See also the lightly farcical subplot in which a married Los Angeles-based businessman (Nonso Anozie) offers $20 million in Panama-based shares to his daughter Simone (an impressive turn by the young British actress Jessica Allain) to keep schtum about his affair with her roommate. The young woman is appalled, but her eyes also flash with opportunity. In short, she’s immediately compromised, even though the money itself – stashed in companies with wispy names such as Jetstream, Whitecloud and Nimbus – remains an airy figment. The sketch-show structure and do-try-to-keep-up tone both smack of Adam McKay’s 2015 financial crisis caper The Big Short, and there is no question that this is another topical comedy designed to galvanise viewers into outrage, and perhaps also action. (It ends with a thrillingly crafty monologue from Streep that drew cheers in this morning’s Venice Film Festival screening.) Even its creators aren’t spared. A section on the Delaware boom in shell companies – essentially, corporations-on-paper that are primarily used to move money around – dobs in Soderbergh and Burns themselves. “The director of this movie has five!” Oldman tuts, while Banderas marvels: “Even the writer has one.” (Soderbergh, who has directed four films and two TV series since his supposed retirement in 2013 following his Liberace biopic Behind the Candelabra, clarifies in the accompanying notes that he creates them for administrative reasons for each subsequent project, rather than using them to generate an income.)

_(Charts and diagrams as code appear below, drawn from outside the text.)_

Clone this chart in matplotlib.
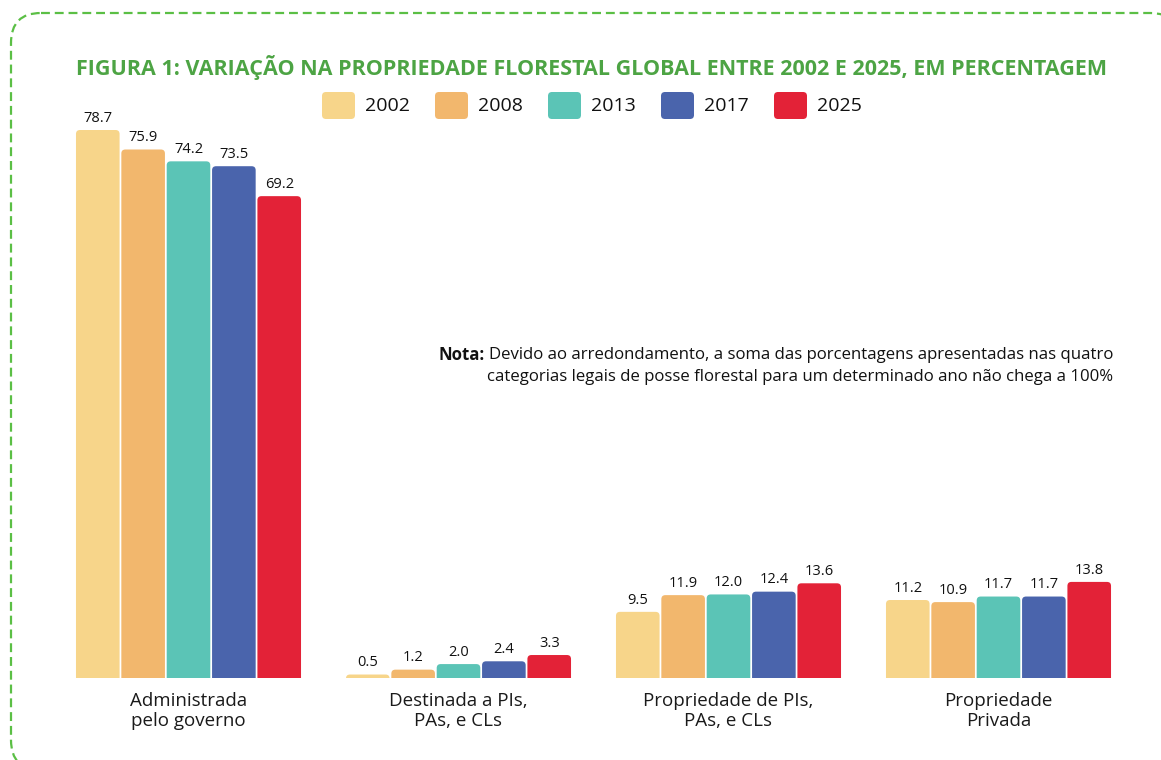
import matplotlib
matplotlib.use("Agg")
import matplotlib.pyplot as plt
import numpy as np
from matplotlib.patches import FancyBboxPatch

categories = ["Administrada\npelo governo", "Destinada a PIs,\nPAs, e CLs",
              "Propriedade de PIs,\nPAs, e CLs", "Propriedade\nPrivada"]
years = ["2002", "2008", "2013", "2017", "2025"]
v2002 = [78.7, 0.5, 9.5, 11.2]
v2008 = [75.9, 1.2, 11.9, 10.9]
v2013 = [74.2, 2.0, 12.0, 11.7]
v2017 = [73.5, 2.4, 12.4, 11.7]
v2025 = [69.2, 3.3, 13.6, 13.8]
series = [v2002, v2008, v2013, v2017, v2025]
colors = ["#F7D58A", "#F2B76D", "#5BC4B6", "#4A64AC", "#E32237"]

title = "FIGURA 1: VARIAÇÃO NA PROPRIEDADE FLORESTAL GLOBAL ENTRE 2002 E 2025, EM PERCENTAGEM"
note1 = "Devido ao arredondamento, a soma das porcentagens apresentadas nas quatro"
note2 = "categorias legais de posse florestal para um determinado ano não chega a 100%"

GREEN = "#4DA444"
plt.rcParams["font.family"] = ["Open Sans", "DejaVu Sans"]

W, H = 1161, 760
fig = plt.figure(figsize=(W / 100, H / 100), dpi=100)

# main axes: baseline at y=678px, top (78.7) at y=130px
ax = fig.add_axes([0, (H - 678) / H, 1, 548 / H])
x0px, gstep = 188.5, 270.0
ax.set_xlim(-x0px / gstep, (W - x0px) / gstep)
ax.set_ylim(0, 78.7)
for s in ax.spines.values():
    s.set_visible(False)
ax.set_yticks([])

x = np.arange(len(categories))
pitch, width = 0.168, 0.1615
ypx = 78.7 / 548
rx = 4 / gstep
for i, (vals, c) in enumerate(zip(series, colors)):
    bars = ax.bar(x + (i - 2) * pitch, vals, width, color=c)
    for b, v in zip(bars, vals):
        b.set_visible(False)
        p = FancyBboxPatch((b.get_x(), -3), b.get_width(), v + 3,
                           boxstyle=f"round,pad=0,rounding_size={rx}",
                           mutation_aspect=(4 * ypx) / rx,
                           fc=c, ec="none")
        ax.add_patch(p)
        ax.annotate(f"{v:.1f}", (b.get_x() + b.get_width() / 2, v),
                    xytext=(0, 3), textcoords="offset points",
                    ha="center", va="bottom", fontsize=10.5, color="#111111")

ax.set_xticks(x)
ax.set_xticklabels(categories, fontsize=13.5, color="#1a1a1a", linespacing=1.15)
ax.tick_params(axis="x", length=0, pad=10)

# overlay in pixel coordinates (y down) for frame, title, legend and note
ov = fig.add_axes([0, 0, 1, 1])
ov.set_xlim(0, W)
ov.set_ylim(H, 0)
ov.set_axis_off()

# dashed rounded frame, runs past the right and bottom edges
box = FancyBboxPatch((11, 13), 1169, 757, boxstyle="round,pad=0,rounding_size=30")
for poly in box.get_path().to_polygons(closed_only=False):
    ov.plot(poly[:, 0], poly[:, 1], color="#5BBF45", lw=1.6,
            linestyle=(0, (4.0, 2.2)), solid_capstyle="butt")

ov.text(591, 67, title, ha="center", va="center", fontsize=15.5,
        fontweight="bold", color=GREEN)

for i, (yr, c) in enumerate(zip(years, colors)):
    lx = 322 + 113 * i
    ov.add_patch(FancyBboxPatch((lx, 92), 33, 27, boxstyle="round,pad=0,rounding_size=4",
                                fc=c, ec="none"))
    ov.text(lx + 43, 106, yr, ha="left", va="center", fontsize=14, color="#111111")

t1 = ov.text(1113, 355, note1, ha="right", va="center", fontsize=12.1,
             color="#111111")
ov.text(1113, 377, note2, ha="right", va="center", fontsize=12.1,
        color="#111111")
fig.canvas.draw()
bb = t1.get_window_extent()
ov.text(bb.x0 - 4, 355, "Nota:", ha="right", va="center", fontsize=12.1,
        fontweight="bold", color="#111111")

fig.savefig("out.png", dpi=100)
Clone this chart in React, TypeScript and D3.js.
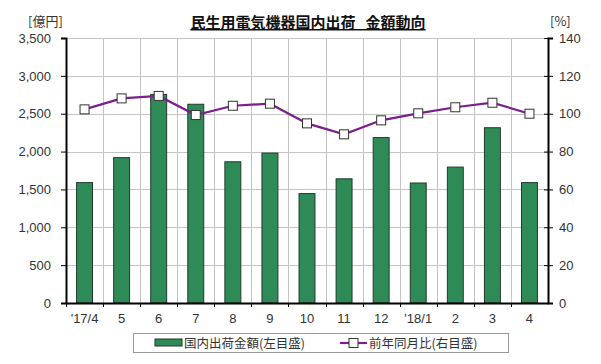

The Laundromat often uses this kind of fourth-wall-breaking jolt to bring its point into focus, although a horribly graphic surgery montage during a China-set sequence is overkill, and makes you forget the point it’s trying to make. Still, the cumulative message comes over loud and clear, the fun and indignation make for a tasty, bracing cocktail. This is a film that wields its sledgehammer with panache.
The Laundromat will be released in select UK cinemas on Friday 27 September and on Netflix on Friday 18 October.